Less than one week after a California Court overturned the ban on same-sex marriages in the state, a Seattle Court has issued a ruling in supporting gay rights in regards to the military. The decision, issued yesterday, prevents the military from discharging a person based solely on the fact that they are gay.
According to the article, the Seattle Court is the first appellate court to issue a ruling “that evaluates ‘don't ask, don't tell’ in light of Lawrence v. Texas, the Supreme Court's 2003 decision that struck down that state's ban on gay sex as an unconstitutional intrusion into people's privacy”. While not striking down the law, the Court has stated that the Air Force must provide evidence that Major Margaret Witt, the Plaintiff in the case, was dismissed for other reasons than merely being gay.

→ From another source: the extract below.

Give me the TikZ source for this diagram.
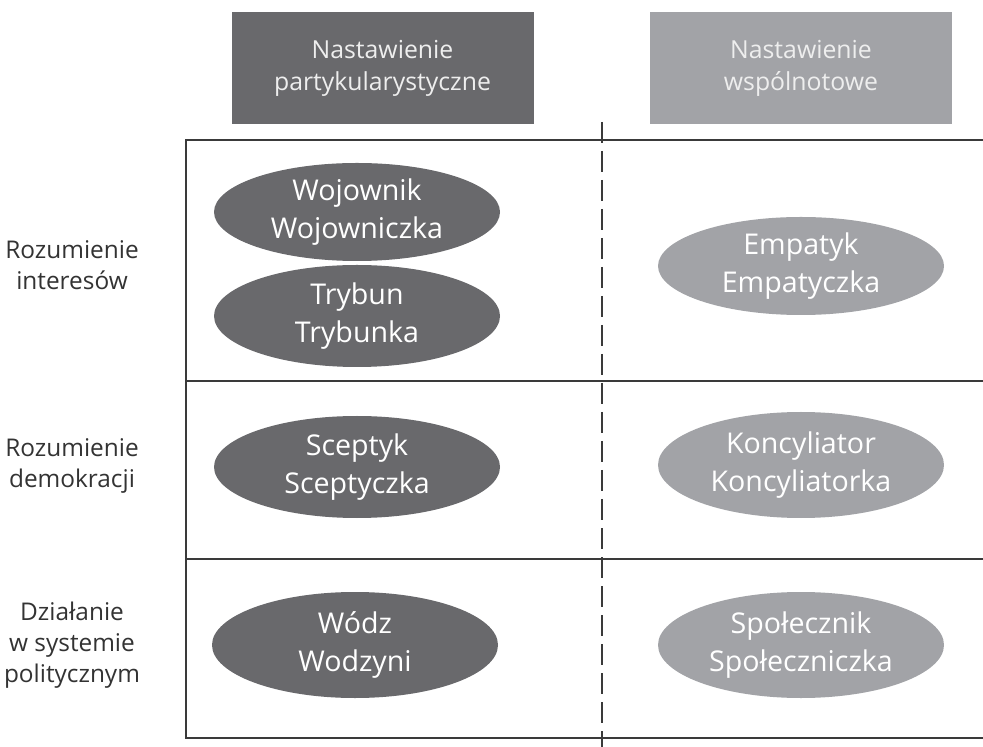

The Court has stated that, “the Air Force must prove that her dismissal furthered the military's stated goals of troop readiness and unit cohesion.”
Prior to the ruling in Lawrence, it was not uncommon for the Courts to rule on the side of the military, which often argued that having homosexuals in the military was bad for morale and gave rise to potential sexual tension. After Lawrence, the military is now required to meet a stricter standard of proof on a case-by-case basis. This ruling, applying the applicable post-Lawrence standard, opens the door for other discharged servicemen and women to bring challenges in Federal Court of improper discharge due to being gay.
Much like the gay marriage decision ruling from California, this does not appear to be the end of the issue. California’s ruling has at least temporarily provided an automatic method for homosexuals to take advantage of the ruling without any additional requirements – they merely need to take the already established steps to obtain a marriage license and have a wedding performed; until an amendment (which is apparently being prepared in hopes of being placed on the November ballot) is made to the State Constitution, this right will remain. For those challenging their discharge from the military, they are required to file suit in Federal Court and have their matter heard; while this is the same procedure any person filing a similar grievance is required to follow, it remains to be seen how the military will argue, and the Courts will rule, in these discharge grievances filed by gay servicemen and women.
Obviously, homosexuals, or any people, marrying and serving in the military are two entirely different issues. When marrying, there are concerns about health benefits, probate and other items that are inherent to marriage and this gives rise to issues that are absent when speaking about serving in the military. When serving in the military, it is more akin to a job and earning benefits through that job. If the person is capable at doing this job, it would seem that you would want to continue employing that person, especially in a position dealing with national security and in a field that is starting to decrease in its recruitment. For me, it would seem that it would be similar to working alongside a person of another religious denomination with beliefs totally contrary to those of my own; as long as they perform their job as required and do not cause chaos in the work area, I can see no reason to let them go merely due to their beliefs. Admittedly, I have never served in the military, so I may very well be missing some nuances of serving in the military regarding working alongside either a gay serviceman or woman and the impact they would have on my ability to perform my duties. However, it seems unlikely that merely serving aside a gay serviceman or woman would be enough to entirely disrupt the operations of others, and as such it seems unlikely that being discharged for merely being gay is inappropriate. Therefore, it is hoped that Courts seriously consider the merits of these discharges, and force the armed forces services to reconsider their policies.